Organized labor, which heavily finances campaigns for Becerra and other Democrats, is lining up against Prop. 22.

“It does the voters a disservice,” Stacey Wells, a spokeswoman for Yes on 22, said of the revised title and summary. “Voters are smart. They should not be treated as if they are not.”

Wells said the Prop. 22 campaign is “weighing all of our options” on a potential legal challenge to the title and summary. So is the campaign against Prop. 15, which would significantly peel back the tax breaks for commercial property granted by California voters in the revolutionary Prop. 13 of 1978. The ballot title on Prop. 15 begins by stating that it “increases funding sources for public schools, community colleges and local government services.” It would do so, it states, by “changing tax assessment” — not raising taxes — on commercial and industrial property.

“Those types of verbal gymnastics are extraordinary,” said Michael Bustamante of the No on 15 campaign.

I reached out to Becerra’s office for comment on the controversy. A spokeswoman sent me a transcript of our editorial board meeting in which my colleagues and I asked him about the Prop. 6 language. He noted then that “we have our checks and balances in this process” in that those who disagree with a title and summary can challenge them in court. However, the reality is that judges have proved deferential to attorneys general in all but the most egregious cases.

I asked Becerra, given California’s history of home cooking of ballot descriptions for partisan allies, whether the duty should be moved out of the attorney general’s office.

“It really does depend on who you’re going to have do it,” he replied. “There is not a soul on this Earth — certainly not in California — who is not at the end of the day political in some way.”

However, other states have found ways to reduce the political meddling. Colorado, for example, has a special Ballot Title Board to hear from initiative proponents before issuing title and summary.

My suggestion is that the nonpartisan Legislative Analyst’s Office, which is widely regarded as fair and accurate in its reports, could take over the title-and-summary duty. The Democratic-controlled Legislature has consistently rejected the idea. But this is not a matter of one party behaving badly.
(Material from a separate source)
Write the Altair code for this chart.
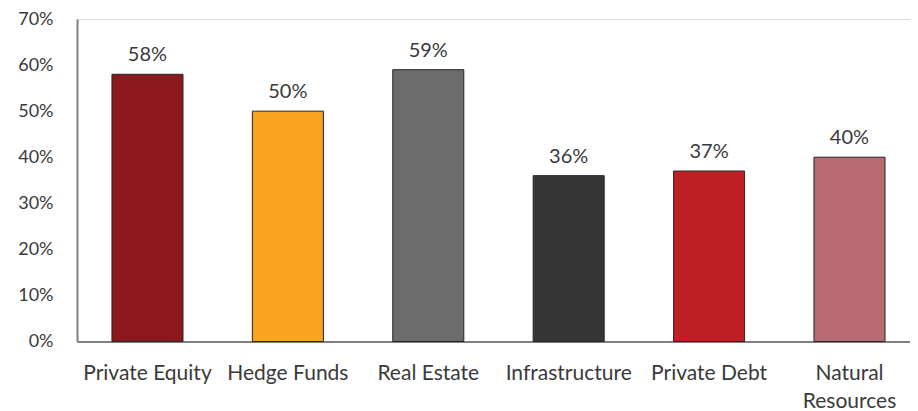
import altair as alt
import pandas as pd

categories = ["Private Equity", "Hedge Funds", "Real Estate", "Infrastructure", "Private Debt", "Natural Resources"]
values = [0.58, 0.50, 0.59, 0.36, 0.37, 0.40]
colors = ["#8A181C", "#F9A31F", "#6C6C6C", "#363636", "#BE2026", "#B96B73"]
y_ticks = [0, 0.1, 0.2, 0.3, 0.4, 0.5, 0.6, 0.7]

df = pd.DataFrame({"category": categories, "value": values})

FONT = "Lato"
TXT = "#3a3a3a"

x_enc = alt.X(
    "category:N",
    sort=categories,
    title=None,
    scale=alt.Scale(paddingInner=0.494, paddingOuter=0.2135, align=0.583),
    axis=alt.Axis(
        labelAngle=0,
        ticks=False,
        labelPadding=38,
        labelBaseline="alphabetic",
        labelFont=FONT,
        labelFontSize=21,
        labelColor=TXT,
        labelLineHeight=28,
        labelExpr="datum.label == 'Natural Resources' ? ['Natural', 'Resources'] : datum.label",
        domainColor="#808080",
        domainWidth=2,
        labelOverlap=False,
        labelLimit=300,
    ),
)

y_enc = alt.Y(
    "value:Q",
    title=None,
    scale=alt.Scale(domain=[0, 0.7], nice=False),
    axis=alt.Axis(
        values=y_ticks,
        format=".0%",
        ticks=False,
        grid=False,
        labelPadding=24,
        labelFont=FONT,
        labelFontSize=18,
        labelColor=TXT,
        domainColor="#808080",
        domainWidth=2,
    ),
)

bars = alt.Chart(df).mark_bar(stroke="#262626", strokeWidth=1).encode(
    x=x_enc,
    y=y_enc,
    color=alt.Color("category:N", scale=alt.Scale(domain=categories, range=colors), legend=None),
)

labels = alt.Chart(df).mark_text(
    baseline="alphabetic", dy=-13, font=FONT, fontSize=20, color=TXT
).encode(
    x=alt.X("category:N", sort=categories),
    y="value:Q",
    text=alt.Text("value:Q", format=".0%"),
)

chart = (
    alt.layer(bars, labels)
    .properties(
        width=833,
        height=322.5,
        autosize=alt.AutoSizeParams(type="none"),
        padding={"left": 69, "top": 11, "right": 0, "bottom": 70},
    )
    .configure_view(stroke=None)
    .configure(background="white")
)

chart.save("out.html", embed_options={"renderer": "svg", "actions": False})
Rest assured, the Republicans’ determination to reform the system would dissipate overnight if they held all statewide offices and super majorities in the Senate and Assembly, as Democrats do now.

Bill Lockyer, attorney general from 1999 to 2007, told me he “never changed a word” on the ballot descriptions that crossed his desk. “It’s challenging,” he said of the need to squeeze complex measures into a few clear sentences. He questioned whether anyone could do it without bumping into accusations of bias.
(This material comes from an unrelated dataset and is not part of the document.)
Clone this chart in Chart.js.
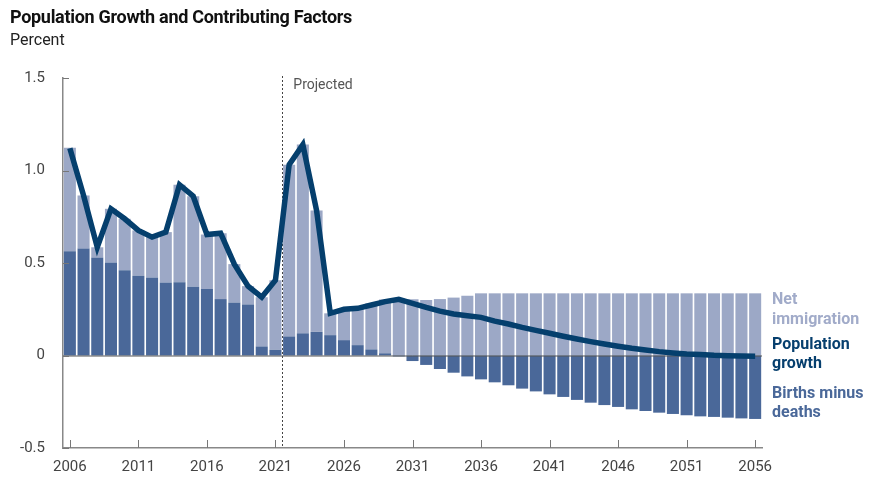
<!DOCTYPE html>
<html>
<head>
<meta charset="utf-8">
<script src="https://cdn.jsdelivr.net/npm/chart.js@4.4.1/dist/chart.umd.min.js"></script>
<style>
  body { margin: 0; background: #fff; font-family: Roboto, "Noto Sans", sans-serif; }
  #wrap { position: relative; width: 870px; height: 485px; }
  #title { position: absolute; left: 10px; top: 6px; font-size: 18px; font-weight: bold; color: #111; letter-spacing: -0.3px; }
  #sub { position: absolute; left: 10px; top: 30px; font-size: 16px; color: #222; }
  canvas { position: absolute; left: 0; top: 0; }
</style>
</head>
<body>
<div id="wrap">
  <canvas id="popChart" width="870" height="485"></canvas>
  <div id="title">Population Growth and Contributing Factors</div>
  <div id="sub">Percent</div>
</div>
<script>
// === data ===
const years = [];
for (let y = 2006; y <= 2056; y++) years.push(String(y));

const birthsMinusDeaths = [
  0.564, 0.578, 0.530, 0.503, 0.461, 0.431, 0.422, 0.395, 0.396, 0.371,
  0.359, 0.305, 0.286, 0.276, 0.049, 0.031, 0.103, 0.120, 0.128, 0.110,
  0.083, 0.056, 0.033, 0.012, -0.005, -0.030, -0.051, -0.073, -0.093, -0.113,
  -0.129, -0.145, -0.161, -0.179, -0.194, -0.210, -0.224, -0.240, -0.255, -0.268,
  -0.278, -0.291, -0.300, -0.309, -0.316, -0.323, -0.329, -0.332, -0.336, -0.340,
  -0.343
];

const netImmigration = [
  0.559, 0.287, 0.055, 0.290, 0.278, 0.245, 0.218, 0.272, 0.527, 0.490,
  0.295, 0.356, 0.208, 0.099, 0.266, 0.376, 0.928, 1.020, 0.656, 0.118,
  0.162, 0.199, 0.249, 0.291, 0.309, 0.304, 0.300, 0.305, 0.313, 0.323,
  0.336, 0.336, 0.336, 0.336, 0.336, 0.336, 0.336, 0.336, 0.336, 0.336,
  0.336, 0.336, 0.336, 0.336, 0.336, 0.336, 0.336, 0.336, 0.336, 0.336,
  0.336
];

const populationGrowth = [
  1.120, 0.865, 0.585, 0.793, 0.739, 0.676, 0.640, 0.667, 0.923, 0.861,
  0.654, 0.661, 0.494, 0.375, 0.315, 0.407, 1.031, 1.140, 0.784, 0.228,
  0.250, 0.255, 0.273, 0.291, 0.304, 0.282, 0.260, 0.240, 0.224, 0.215,
  0.206, 0.186, 0.170, 0.152, 0.136, 0.120, 0.104, 0.089, 0.075, 0.062,
  0.050, 0.039, 0.030, 0.021, 0.014, 0.008, 0.005, 0.001, -0.001, -0.003,
  -0.004
];

const yTicks = [-0.5, 0, 0.5, 1.0, 1.5];
const xTickYears = ['2006','2011','2016','2021','2026','2031','2036','2041','2046','2051','2056'];

// === extras: zero line, projected marker, inward ticks, right labels ===
const extras = {
  id: 'extras',
  beforeDatasetDraw(chart, args) {
    if (args.index !== 2) return;
    const { ctx, chartArea: a, scales: { x, y } } = chart;
    ctx.save();
    // zero line
    const y0 = y.getPixelForValue(0);
    ctx.strokeStyle = '#555';
    ctx.lineWidth = 1;
    ctx.beginPath();
    ctx.moveTo(a.left, y0 + 0.5);
    ctx.lineTo(a.right, y0 + 0.5);
    ctx.stroke();
    // projected divider
    const px = (x.getPixelForValue(15) + x.getPixelForValue(16)) / 2;
    ctx.strokeStyle = '#444';
    ctx.setLineDash([2, 2]);
    ctx.beginPath();
    ctx.moveTo(Math.round(px) + 0.5, a.top - 2);
    ctx.lineTo(Math.round(px) + 0.5, a.bottom);
    ctx.stroke();
    ctx.restore();
  },
  afterDraw(chart) {
    const { ctx, chartArea: a, scales: { x, y } } = chart;
    ctx.save();
    ctx.strokeStyle = '#777';
    ctx.lineWidth = 1;
    ctx.beginPath();
    yTicks.forEach(v => {
      const py = Math.round(y.getPixelForValue(v)) + 0.5;
      ctx.moveTo(a.left, py);
      ctx.lineTo(a.left + 6, py);
    });
    xTickYears.forEach(lbl => {
      const px = Math.round(x.getPixelForValue(years.indexOf(lbl))) + 0.5;
      ctx.moveTo(px, a.bottom);
      ctx.lineTo(px, a.bottom - 8);
    });
    ctx.stroke();

    const px = (x.getPixelForValue(15) + x.getPixelForValue(16)) / 2;
    ctx.fillStyle = '#555';
    ctx.font = '14px Roboto, "Noto Sans", sans-serif';
    ctx.textBaseline = 'middle';
    ctx.fillText('Projected', px + 11, a.top + 7);

    const lx = a.right + 10;
    ctx.font = 'bold 16px Roboto, "Noto Sans", sans-serif';
    ctx.fillStyle = '#a1abc9';
    ctx.fillText('Net', lx, 300);
    ctx.fillText('immigration', lx, 320);
    ctx.fillStyle = '#063f6e';
    ctx.fillText('Population', lx, 345);
    ctx.fillText('growth', lx, 364);
    ctx.fillStyle = '#4a6899';
    ctx.fillText('Births minus', lx, 394);
    ctx.fillText('deaths', lx, 413);
    ctx.restore();
  }
};

const ctx = document.getElementById('popChart').getContext('2d');

new Chart(ctx, {
  type: 'bar',
  data: {
    labels: years,
    datasets: [
      {
        label: 'Births minus deaths',
        data: birthsMinusDeaths,
        backgroundColor: '#4a6899',
        categoryPercentage: 1,
        barPercentage: 0.88,
        order: 2
      },
      {
        label: 'Net immigration',
        data: netImmigration,
        backgroundColor: '#9ca8c6',
        categoryPercentage: 1,
        barPercentage: 0.88,
        order: 3
      },
      {
        type: 'line',
        label: 'Population growth',
        data: populationGrowth,
        borderColor: '#053f6d',
        borderWidth: 5.5,
        pointRadius: 0,
        tension: 0,
        borderJoinStyle: 'miter',
        fill: false,
        stack: 'line',
        order: 1
      }
    ]
  },
  options: {
    responsive: false,
    animation: false,
    layout: { padding: { top: 78, right: 108, bottom: 0, left: 0 } },
    plugins: {
      legend: { display: false },
      tooltip: { enabled: false },
      title: { display: false }
    },
    scales: {
      x: {
        stacked: true,
        offset: true,
        grid: { display: false, drawTicks: false },
        border: { display: true, color: '#888', width: 1.5 },
        ticks: {
          autoSkip: false,
          maxRotation: 0,
          padding: 10,
          color: '#444',
          font: { family: 'Roboto, "Noto Sans", sans-serif', size: 15 },
          callback: function(v) {
            const l = years[v];
            return xTickYears.includes(l) ? l : '';
          }
        },
        afterFit: s => { s.height = 37; }
      },
      y: {
        stacked: true,
        min: -0.5,
        max: 1.5,
        grid: { display: false, drawTicks: false },
        border: { display: true, color: '#888', width: 1.5 },
        ticks: {
          stepSize: 0.5,
          padding: 18,
          color: '#444',
          font: { family: 'Roboto, "Noto Sans", sans-serif', size: 15 },
          callback: v => (v === 0 ? '0' : v.toFixed(1))
        },
        afterFit: s => { s.width = 63; }
      }
    }
  },
  plugins: [extras]
});
</script>
</body>
</html>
“I’ve never, ever seen an independent whatever that doesn’t become a captive of special interest groups,” said Lockyer, a four-decade public official.
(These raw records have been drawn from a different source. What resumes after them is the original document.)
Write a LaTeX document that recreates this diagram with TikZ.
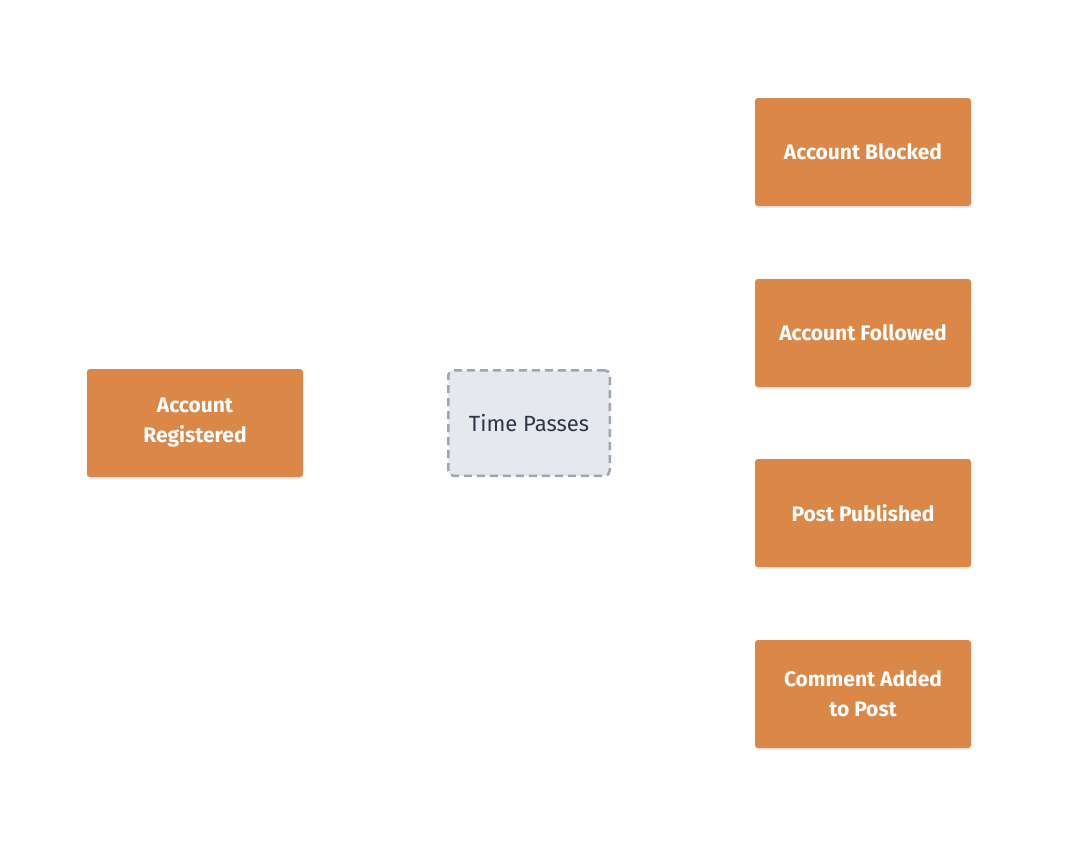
\documentclass[tikz,border=0pt]{standalone}
\usepackage{fontspec}
\setmainfont{Fira Sans}
\usepackage{xcolor}
\usetikzlibrary{positioning,shadows}

\definecolor{evtorange}{HTML}{DA8748}
\definecolor{waitfill}{HTML}{E5E8ED}
\definecolor{waitline}{HTML}{9EA6B2}
\definecolor{waittext}{HTML}{2D3748}

\tikzset{
  event/.style={rectangle, rounded corners=3pt, fill=evtorange, text=white,
    minimum width=216pt, minimum height=108pt, align=center, outer sep=0pt,
    font=\fontsize{21}{30}\selectfont\bfseries,
    drop shadow={opacity=0.15, shadow xshift=0pt, shadow yshift=-2pt}},
  wait/.style={rectangle, rounded corners=5pt, fill=waitfill, draw=waitline,
    line width=2.5pt, dash pattern=on 8pt off 5pt, text=waittext,
    minimum width=161.5pt, minimum height=105.5pt, align=center, outer sep=0pt,
    font=\fontsize{22}{30}\selectfont}
}

\begin{document}
\begin{tikzpicture}[x=1pt, y=-1pt, node distance=72pt]
    \useasboundingbox (0,0) rectangle (1084,846);
    \node (registered) [event] at (195,423) {Account\\Registered};
    \node (time) [wait, right=145.25pt of registered] {Time Passes};
    \node (published) [event, below right=-16.75pt and 145.25pt of time.south east, anchor=north west] {Post Published};
    \node (followed) [event, above=of published] {Account Followed};
    \node (blocked) [event, above=73pt of followed] {Account Blocked};
    \node (comment) [event, below=73pt of published] {Comment Added\\to Post};
\end{tikzpicture}
\end{document}
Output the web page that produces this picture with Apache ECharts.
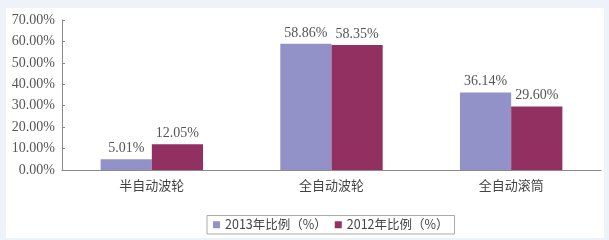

At very least, California voters deserve a dedication to fair play when they sort through their ballot. They are not getting it now.

John Diaz is The San Francisco Chronicle’s editorial page editor. Email: jdiaz@sfchronicle.com Twitter: @JohnDiazChron

Through a partisan prism: It’s nothing new in California (just 4 examples of many)

1978: Prop. 13

Attorney general: Evelle Younger, GOP

Point of contention: Neither the title nor summary mentioned that the initiative would raise the threshold for the Legislature to approve a tax increase from a simple majority to a two-thirds vote, one of the key arguments against it.

1996: Prop. 209

Attorney general: Dan Lungren, GOP

Point of contention: The California Civil Rights Initiative, which banned affirmative action, never mentioned the words “affirmative action.” Instead, it used the more loaded term of prohibiting “preferential treatment.”

2010: Prop. 25

Attorney general: Jerry Brown, Dem

Point of contention: The measure was designed to lower the threshold for passage of a state budget from two-thirds to a simple majority; the title and label stated that it “retains two-thirds vote requirement for taxes.”

2016: Pensions

Attorney general: Kamala Harris, Dem

Point of contention: The attorney general’s misleading and pejorative descriptions of a plan championed by San Jose Mayor Chuck Reed to curb runaway pension costs effectively doomed it before reaching the ballot.